A Marketing agency for original equipment manufacturers

The Transformation From Strategist to Tastemaker

 

Before the rise of AI, strategists were expected to immerse themselves deeply in category and brand research. This meant time spent combing through industry reports, market analyses, cultural trends and design principles to develop a comprehensive understanding of how a category behaved and why. This role centered on gathering large amounts of information from disparate sources — following complex research trails, exploring emerging consumer behaviors and studying how media, culture and competition shaped a market.

From this extensive investigation came the strategist’s core responsibility: distillation. Strategists learned to sift through dense research, extract the most meaningful insights and translate them into clear, concise guidance for creative teams and business stakeholders. The value they brought wasn’t just in collecting information, but in shaping it into the sharp, foundational direction needed to drive impactful creative and strategic decisions.

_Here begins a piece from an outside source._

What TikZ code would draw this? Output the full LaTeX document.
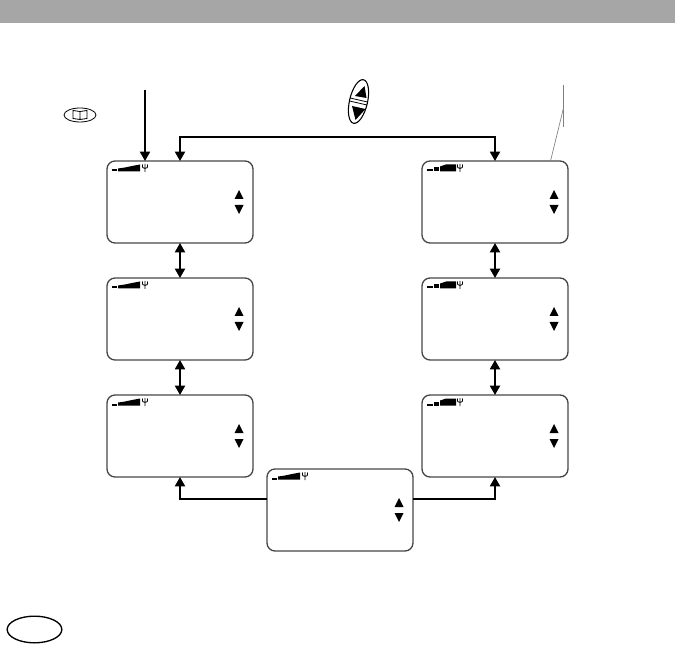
\documentclass[tikz,border=0pt]{standalone}
\usepackage{tikz}
\usetikzlibrary{arrows.meta, positioning, shapes.geometric}
\definecolor{grisBanda}{RGB}{166,166,166}
\definecolor{grisMarco}{RGB}{70,70,70}
\begin{document}
\begin{tikzpicture}[
  x=0.75pt, y=-0.75pt,
  node distance=26.25pt and 126.75pt,
  screen/.style={rectangle, rounded corners=6pt, draw=grisMarco, line width=1pt, outer sep=0pt,
                 minimum width=109.5pt, minimum height=61.5pt, inner sep=0pt},
  arr/.style={-{Triangle[length=7pt, width=7.5pt]}, line width=1.5pt},
  dblarr/.style={{Triangle[length=7pt, width=7.5pt]}-{Triangle[length=7pt, width=7.5pt]}, line width=1.5pt},
  leader/.style={draw=gray, line width=0.5pt}
]
\useasboundingbox (0,0) rectangle (675,645);

% Banda superior
\fill[grisBanda] (0,0) rectangle (675,23.5);

% Pantallas
\node[screen] (L1) at (180,202) {};
\node[screen, below=of L1] (L2) {};
\node[screen, below=of L2] (L3) {};
\node[screen, right=of L1] (R1) {};
\node[screen, below=of R1] (R2) {};
\node[screen, below=of R2] (R3) {};
\node[screen] (B) at (340,510) {};

% Flechas de cada pantalla y antena
\foreach \s in {L1,L2,L3,R1,R2,R3,B} {
  \fill ([shift={(132,29)}]\s.north west) -- ++(-4.5,9) -- ++(9,0) -- cycle;
  \fill ([shift={(132,53)}]\s.north west) -- ++(-4.5,-9) -- ++(9,0) -- cycle;
  \draw[line width=0.6pt] ([shift={(38,3)}]\s.north west) -- ++(0,8)
    ([shift={(35.5,3.5)}]\s.north west) .. controls ++(0,4) and ++(-2.5,-1) .. ++(2.5,4)
    ([shift={(40.5,3.5)}]\s.north west) .. controls ++(0,4) and ++(2.5,-1) .. ++(-2.5,4);
}

% Barras de nivel, continuas a la izquierda
\foreach \s in {L1,L2,L3,B} {
  \fill ([shift={(5,8.5)}]\s.north west) rectangle ++(5,2);
  \fill ([shift={(11,10.5)}]\s.north west) -- ++(0,-3) -- ++(7,-1) -- ++(7,-1.5) -- ++(8,-1.5) -- ++(0,7) -- cycle;
}

% Barras de nivel, con huecos a la derecha
\foreach \s in {R1,R2,R3} {
  \fill ([shift={(5,8.5)}]\s.north west) rectangle ++(6,2);
  \fill ([shift={(12,10.5)}]\s.north west) rectangle ++(4.5,-4);
  \fill ([shift={(18,10.5)}]\s.north west) -- ++(0,-5) -- ++(6,-2) -- ++(10,0) -- ++(0,7) -- cycle;
}

% Conexiones
\coordinate (inicio) at (145,90);
\draw[arr] (inicio) -- (inicio |- L1.north);
\draw[dblarr] (L1.north) -- ++(0,-24) -| (R1.north);
\draw[dblarr] (L1) -- (L2);
\draw[dblarr] (L2) -- (L3);
\draw[dblarr] (R1) -- (R2);
\draw[dblarr] (R2) -- (R3);
\draw[arr] ([yshift=8pt]B.west) -| (L3.south);
\draw[arr] ([yshift=8pt]B.east) -| (R3.south);

% Linea de referencia
\coordinate (refA) at (563.5,85);
\coordinate (refB) at (563.5,127);
\coordinate (refC) at (563.5,108);
\draw[leader] (refA) -- (refB);
\draw[leader] (refC) -- (550.5,161);

% Tecla de libro
\node[ellipse, draw, line width=0.6pt, minimum width=24pt, minimum height=10.5pt, inner sep=0pt] (libro) at (80,115) {};
\draw[line width=0.6pt] (73,110.5) -- (80,111.5) -- (87,110.5) -- (87,118.5) -- (80,119.5) -- (73,118.5) -- cycle (80,111.5) -- (80,119.5);

% Tecla basculante
\node[ellipse, draw, line width=0.8pt, rotate=77, minimum width=33.5pt, minimum height=13.5pt, inner sep=0pt] (tecla) at (358.5,101.5) {};
\draw[line width=0.6pt] (350,98) -- (367.5,102) (349.5,101) -- (367,105);
\fill (364.5,86) -- (366.5,98) -- (355,96) -- cycle;
\fill (352,106) -- (365.5,109) -- (355.5,120) -- cycle;

% Marca inferior
\node[ellipse, draw, line width=1pt, minimum width=41pt, minimum height=20pt, inner sep=0pt] (marca) at (34.5,629.5) {};
\end{tikzpicture}
\end{document}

Uncovering that one insightful nugget from within a large research readout leads to the “Eureka!” moment that recontextualizes a challenge or provides a fresh take on an old idea.


Three weeks of laborious research hunched over a keyboard can now be accomplished in just a few days with supercharged deep analysis, drawing together the full knowledge of a category with a simple, well-directed and thorough prompt. Also gone are the day-to-day tasks of writing the first draft of a brief, building data stories and searching for creative fodder, which are now streamlined with generative AI technology.

Do these disruptive changes spell the end of strategists and their role? Not exactly. Instead, what strategists are experiencing is a shift in what distillation now means. With generative engines pumping out headlines and strategies in seconds, the most important skill is discerning good ads from bad ones. Strong, challenging ideas, not the internet slop and weekly fads. Less foot on the throttle, more finger on the pulse. The tastemaker. 

 

 

While that is a bit of an oversimplification, tastemakers and strategists have always been similar. In the agency world, strategists lay the foundation of what a brand says, does or the feelings it should evoke. Strategists help brands articulate why they exist and how they fit in the ever-changing cultural swirl.

Because AI tools may scale down the time it takes to conduct research or generate campaign platforms, it’s increasingly critical that strategists also have taste. They must be able to leverage their understanding of culture and context to guide decision-making in an AI-powered world.

Generating disruptive tactics or distinctive social post ideas in mere seconds doesn’t matter if they don’t align with the brand’s vision. Fundamentally, this isn’t all that different from what strategists did in the past. The inputs and timelines may be faster, and the tools may make teams more efficient, but when you look beyond the LLMs and generative tools, the soft skills are the same. It’s just a different kind of distillation.

 

 

Rather than refining everything into what really matters, strategists also need to look at everything that’s generated — every blog post, concept idea, headline, research report and feedback — and then identify what’s of quality.

This involves combining a deep understanding of the evolving AI landscape with the brand’s foundational elements. AI iterates on ideas and thinks laterally across prompted categories, then strategists must judge its ideas against our human understanding of the world. Strategists focus far more deeply than before on what audiences care about in their hearts and minds, rather than on market trends. AI might be able to write a tension-filled brief or a campaign, but it can’t judge the writing against the shared feelings of human existence.

The role is shifting to let the machine do the busy work so the strategist can ensure the output is exciting, real, authentic and filled with soul.

Our responsibility hasn’t changed. There’s just an added step — another element — that requires strategists to interpret cultural relevance, spot trends and patterns as they emerge, and identify how they will resonate with audiences. It’s a deeper search for greater meaning, with more clarity over chaos.